Retype everything from the line that contains "The picture is" down to the line that contains "const yTickLabels = ['0.0','1.0','2.0','3.0','4.0'];", inclusive, without altering or adding anything.

• LISTING:
# # #
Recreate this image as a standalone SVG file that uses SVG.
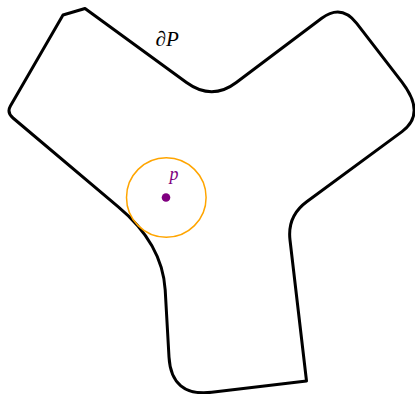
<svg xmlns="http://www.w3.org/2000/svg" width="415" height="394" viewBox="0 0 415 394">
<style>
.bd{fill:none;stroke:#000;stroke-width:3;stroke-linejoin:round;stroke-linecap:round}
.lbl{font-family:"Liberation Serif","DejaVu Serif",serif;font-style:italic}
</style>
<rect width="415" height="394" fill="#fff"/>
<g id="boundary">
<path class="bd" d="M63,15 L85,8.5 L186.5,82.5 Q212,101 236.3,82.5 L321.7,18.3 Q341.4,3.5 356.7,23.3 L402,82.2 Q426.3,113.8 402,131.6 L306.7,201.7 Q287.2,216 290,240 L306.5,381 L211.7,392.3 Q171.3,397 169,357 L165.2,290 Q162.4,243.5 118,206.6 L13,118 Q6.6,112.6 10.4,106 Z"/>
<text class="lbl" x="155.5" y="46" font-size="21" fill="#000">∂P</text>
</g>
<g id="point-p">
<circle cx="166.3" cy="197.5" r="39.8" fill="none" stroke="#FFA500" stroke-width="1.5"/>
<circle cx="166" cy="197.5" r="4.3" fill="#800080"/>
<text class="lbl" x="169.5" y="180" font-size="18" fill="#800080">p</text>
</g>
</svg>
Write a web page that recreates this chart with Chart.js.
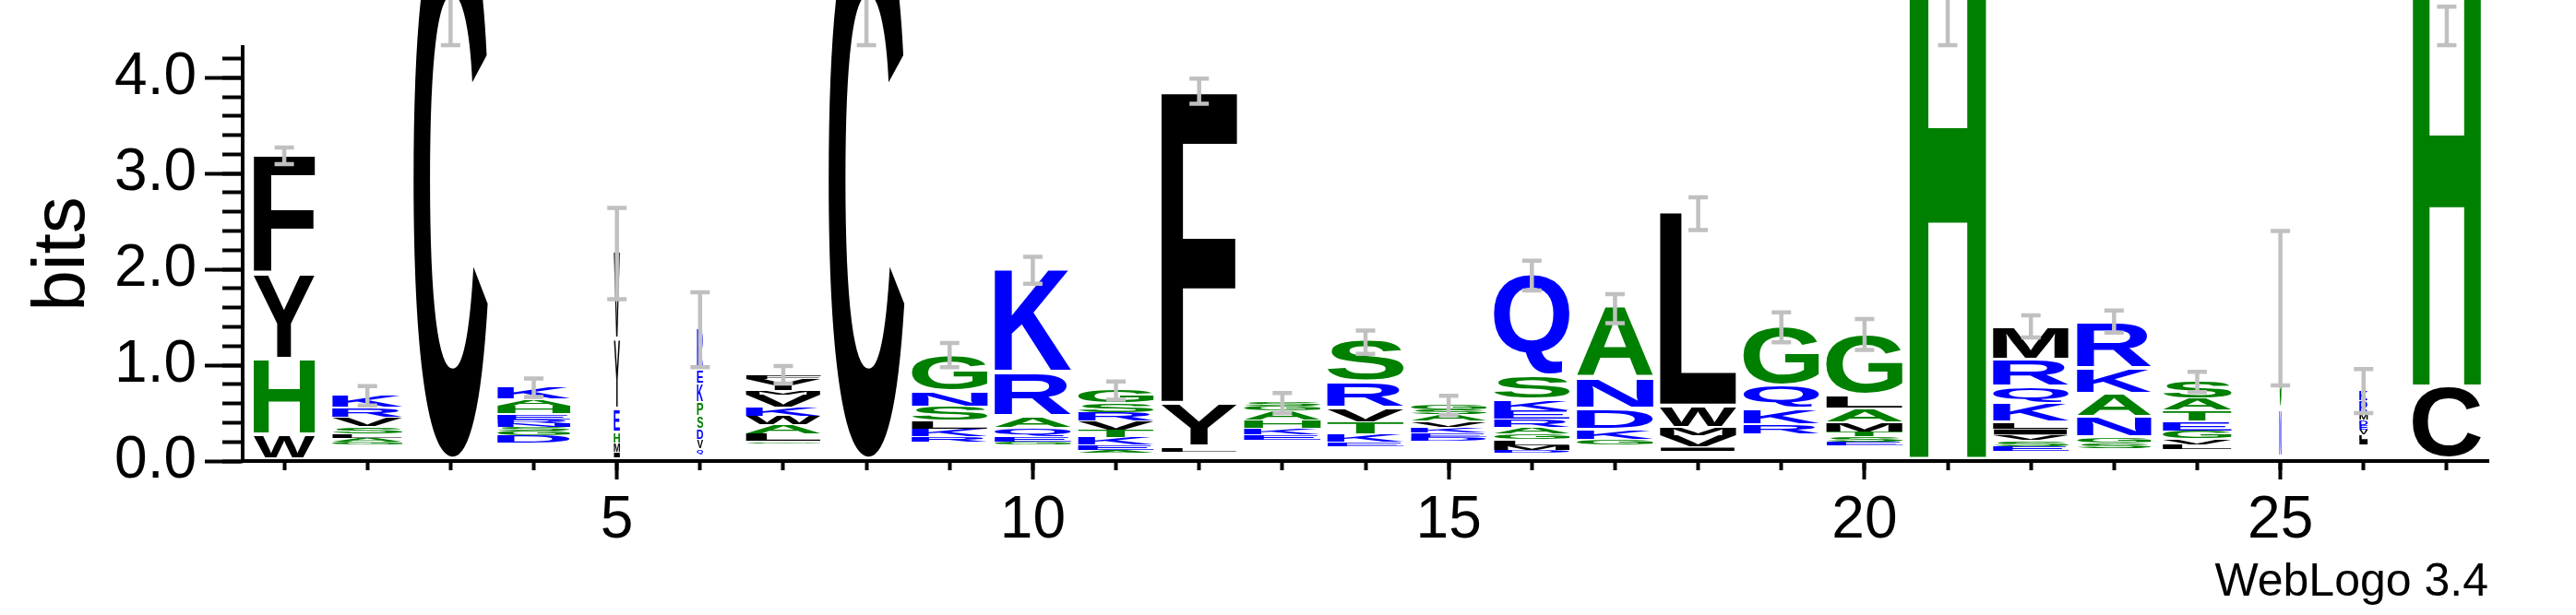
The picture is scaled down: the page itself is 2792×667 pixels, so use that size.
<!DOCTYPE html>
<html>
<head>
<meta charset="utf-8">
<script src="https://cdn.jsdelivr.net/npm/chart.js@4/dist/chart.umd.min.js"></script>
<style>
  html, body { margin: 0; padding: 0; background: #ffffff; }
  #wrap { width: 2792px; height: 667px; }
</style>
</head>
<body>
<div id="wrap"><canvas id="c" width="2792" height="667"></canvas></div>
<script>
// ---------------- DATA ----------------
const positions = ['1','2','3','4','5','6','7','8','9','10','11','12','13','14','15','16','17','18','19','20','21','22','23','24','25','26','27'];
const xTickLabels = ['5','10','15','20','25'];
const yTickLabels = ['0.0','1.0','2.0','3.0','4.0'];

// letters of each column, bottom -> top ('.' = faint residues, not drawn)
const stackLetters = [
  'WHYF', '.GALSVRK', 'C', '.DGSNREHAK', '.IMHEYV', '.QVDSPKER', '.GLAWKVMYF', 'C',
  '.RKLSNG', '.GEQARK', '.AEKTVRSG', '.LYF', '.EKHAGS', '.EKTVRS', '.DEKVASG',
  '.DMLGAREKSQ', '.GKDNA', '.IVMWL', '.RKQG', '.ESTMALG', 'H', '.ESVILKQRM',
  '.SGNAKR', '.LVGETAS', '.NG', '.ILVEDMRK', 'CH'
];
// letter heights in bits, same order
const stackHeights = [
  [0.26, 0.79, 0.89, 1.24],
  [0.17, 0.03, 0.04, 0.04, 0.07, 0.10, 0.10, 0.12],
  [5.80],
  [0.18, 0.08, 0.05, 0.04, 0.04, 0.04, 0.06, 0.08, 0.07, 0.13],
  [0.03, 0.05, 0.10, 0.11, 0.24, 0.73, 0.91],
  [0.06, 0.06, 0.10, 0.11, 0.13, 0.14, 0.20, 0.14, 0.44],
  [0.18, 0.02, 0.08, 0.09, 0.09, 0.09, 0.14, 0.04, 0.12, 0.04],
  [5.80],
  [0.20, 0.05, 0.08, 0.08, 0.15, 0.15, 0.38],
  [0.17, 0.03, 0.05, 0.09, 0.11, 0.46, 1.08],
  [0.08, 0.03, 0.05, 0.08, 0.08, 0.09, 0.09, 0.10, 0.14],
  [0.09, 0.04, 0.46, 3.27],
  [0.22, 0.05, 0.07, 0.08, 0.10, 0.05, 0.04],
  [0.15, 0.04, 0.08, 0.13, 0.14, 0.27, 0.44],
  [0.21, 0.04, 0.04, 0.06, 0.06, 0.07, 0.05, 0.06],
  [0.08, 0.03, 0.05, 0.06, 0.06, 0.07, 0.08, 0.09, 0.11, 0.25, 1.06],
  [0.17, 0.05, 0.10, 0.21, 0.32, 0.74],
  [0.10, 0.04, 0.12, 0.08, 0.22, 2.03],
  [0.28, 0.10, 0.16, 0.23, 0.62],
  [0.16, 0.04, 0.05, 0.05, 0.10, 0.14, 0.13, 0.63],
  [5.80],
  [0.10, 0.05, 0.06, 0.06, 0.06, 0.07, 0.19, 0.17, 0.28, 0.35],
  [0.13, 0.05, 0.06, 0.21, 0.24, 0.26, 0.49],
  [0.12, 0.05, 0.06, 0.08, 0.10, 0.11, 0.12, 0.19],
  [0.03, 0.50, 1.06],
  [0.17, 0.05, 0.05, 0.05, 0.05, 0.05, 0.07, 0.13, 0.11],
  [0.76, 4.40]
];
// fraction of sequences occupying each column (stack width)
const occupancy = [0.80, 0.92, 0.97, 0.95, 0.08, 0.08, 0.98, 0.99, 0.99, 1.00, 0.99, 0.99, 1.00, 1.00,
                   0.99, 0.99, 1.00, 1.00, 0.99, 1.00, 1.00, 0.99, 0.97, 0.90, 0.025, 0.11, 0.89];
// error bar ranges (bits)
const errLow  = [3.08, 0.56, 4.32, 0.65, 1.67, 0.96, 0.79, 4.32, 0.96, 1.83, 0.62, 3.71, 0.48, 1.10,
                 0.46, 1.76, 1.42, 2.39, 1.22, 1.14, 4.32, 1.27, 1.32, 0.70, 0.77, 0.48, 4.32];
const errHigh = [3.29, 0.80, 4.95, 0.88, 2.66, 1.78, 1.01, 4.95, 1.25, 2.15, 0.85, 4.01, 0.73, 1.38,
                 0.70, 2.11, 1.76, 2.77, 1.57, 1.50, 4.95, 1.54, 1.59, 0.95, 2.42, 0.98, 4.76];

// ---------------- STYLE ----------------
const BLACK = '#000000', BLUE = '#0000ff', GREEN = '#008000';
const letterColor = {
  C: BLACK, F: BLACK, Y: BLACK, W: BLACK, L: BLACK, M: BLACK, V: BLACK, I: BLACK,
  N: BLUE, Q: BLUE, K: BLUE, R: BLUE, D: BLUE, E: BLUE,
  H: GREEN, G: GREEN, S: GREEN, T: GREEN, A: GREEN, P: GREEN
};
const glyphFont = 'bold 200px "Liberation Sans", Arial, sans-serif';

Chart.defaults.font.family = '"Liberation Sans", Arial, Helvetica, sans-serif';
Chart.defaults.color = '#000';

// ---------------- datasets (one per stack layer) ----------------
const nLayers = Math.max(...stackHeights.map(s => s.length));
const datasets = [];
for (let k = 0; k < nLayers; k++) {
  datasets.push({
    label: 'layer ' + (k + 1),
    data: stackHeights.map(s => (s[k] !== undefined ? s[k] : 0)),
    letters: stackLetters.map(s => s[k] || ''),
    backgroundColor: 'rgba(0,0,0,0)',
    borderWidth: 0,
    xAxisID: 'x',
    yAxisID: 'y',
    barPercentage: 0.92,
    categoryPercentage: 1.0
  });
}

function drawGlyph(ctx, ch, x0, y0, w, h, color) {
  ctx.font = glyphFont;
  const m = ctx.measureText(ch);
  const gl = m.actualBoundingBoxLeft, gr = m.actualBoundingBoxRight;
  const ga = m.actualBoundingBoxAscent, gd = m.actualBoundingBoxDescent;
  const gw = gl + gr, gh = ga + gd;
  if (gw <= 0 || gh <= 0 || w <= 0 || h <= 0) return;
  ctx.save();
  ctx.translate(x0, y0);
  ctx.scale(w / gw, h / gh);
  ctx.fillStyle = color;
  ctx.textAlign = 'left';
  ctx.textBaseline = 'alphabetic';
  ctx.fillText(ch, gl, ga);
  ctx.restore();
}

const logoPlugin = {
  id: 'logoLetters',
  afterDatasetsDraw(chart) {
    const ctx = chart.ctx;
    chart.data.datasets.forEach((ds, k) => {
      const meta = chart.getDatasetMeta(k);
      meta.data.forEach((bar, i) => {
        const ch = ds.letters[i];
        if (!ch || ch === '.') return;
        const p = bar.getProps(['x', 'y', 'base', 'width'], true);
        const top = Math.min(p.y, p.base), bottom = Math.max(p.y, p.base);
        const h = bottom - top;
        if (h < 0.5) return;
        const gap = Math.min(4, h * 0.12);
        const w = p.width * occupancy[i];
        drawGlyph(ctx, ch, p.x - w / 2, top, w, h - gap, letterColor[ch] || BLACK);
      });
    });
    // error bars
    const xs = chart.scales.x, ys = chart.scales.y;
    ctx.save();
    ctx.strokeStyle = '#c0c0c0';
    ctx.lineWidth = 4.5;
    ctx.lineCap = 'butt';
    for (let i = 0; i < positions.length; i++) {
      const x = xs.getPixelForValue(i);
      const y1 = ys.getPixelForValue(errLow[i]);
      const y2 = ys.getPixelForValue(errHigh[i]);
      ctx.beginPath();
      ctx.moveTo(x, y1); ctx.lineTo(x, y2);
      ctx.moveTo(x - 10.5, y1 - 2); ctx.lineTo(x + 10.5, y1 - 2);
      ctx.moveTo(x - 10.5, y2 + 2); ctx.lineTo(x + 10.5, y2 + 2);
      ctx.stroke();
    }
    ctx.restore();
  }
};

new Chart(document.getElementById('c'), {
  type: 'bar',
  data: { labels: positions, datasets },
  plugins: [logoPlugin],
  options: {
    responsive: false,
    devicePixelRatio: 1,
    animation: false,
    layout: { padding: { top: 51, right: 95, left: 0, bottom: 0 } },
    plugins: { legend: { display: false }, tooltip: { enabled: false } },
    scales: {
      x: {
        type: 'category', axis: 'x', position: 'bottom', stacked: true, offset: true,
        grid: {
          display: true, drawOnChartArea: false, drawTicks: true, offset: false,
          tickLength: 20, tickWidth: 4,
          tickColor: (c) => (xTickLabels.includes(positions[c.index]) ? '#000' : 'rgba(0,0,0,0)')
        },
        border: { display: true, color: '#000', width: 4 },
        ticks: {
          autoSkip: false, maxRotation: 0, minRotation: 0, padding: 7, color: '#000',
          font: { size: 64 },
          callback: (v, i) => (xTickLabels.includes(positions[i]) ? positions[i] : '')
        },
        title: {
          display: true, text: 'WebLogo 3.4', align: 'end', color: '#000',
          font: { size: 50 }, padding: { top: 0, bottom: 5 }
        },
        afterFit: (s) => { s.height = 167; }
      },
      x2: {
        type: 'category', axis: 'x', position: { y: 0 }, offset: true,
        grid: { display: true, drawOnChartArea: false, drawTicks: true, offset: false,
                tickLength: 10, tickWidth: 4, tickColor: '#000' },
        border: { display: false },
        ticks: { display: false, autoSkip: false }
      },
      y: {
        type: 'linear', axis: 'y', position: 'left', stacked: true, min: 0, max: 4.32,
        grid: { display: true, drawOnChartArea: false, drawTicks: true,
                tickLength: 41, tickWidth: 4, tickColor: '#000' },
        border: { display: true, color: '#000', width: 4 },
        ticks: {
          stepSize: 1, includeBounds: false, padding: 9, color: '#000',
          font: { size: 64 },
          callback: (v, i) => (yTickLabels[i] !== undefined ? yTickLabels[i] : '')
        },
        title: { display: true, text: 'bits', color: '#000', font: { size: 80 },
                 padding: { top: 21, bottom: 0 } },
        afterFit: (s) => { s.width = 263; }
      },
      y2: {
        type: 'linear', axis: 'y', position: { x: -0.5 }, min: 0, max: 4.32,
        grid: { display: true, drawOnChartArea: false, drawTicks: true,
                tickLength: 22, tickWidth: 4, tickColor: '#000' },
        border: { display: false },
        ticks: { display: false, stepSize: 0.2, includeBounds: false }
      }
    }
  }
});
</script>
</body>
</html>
# # #
• RESPONSE TO THIS EXERCISE:
The picture is scaled down: the page itself is 2792×667 pixels, so use that size.
<!DOCTYPE html>
<html>
<head>
<meta charset="utf-8">
<script src="https://cdn.jsdelivr.net/npm/chart.js@4/dist/chart.umd.min.js"></script>
<style>
  html, body { margin: 0; padding: 0; background: #ffffff; }
  #wrap { width: 2792px; height: 667px; }
</style>
</head>
<body>
<div id="wrap"><canvas id="c" width="2792" height="667"></canvas></div>
<script>
// ---------------- DATA ----------------
const positions = ['1','2','3','4','5','6','7','8','9','10','11','12','13','14','15','16','17','18','19','20','21','22','23','24','25','26','27'];
const xTickLabels = ['5','10','15','20','25'];
const yTickLabels = ['0.0','1.0','2.0','3.0','4.0'];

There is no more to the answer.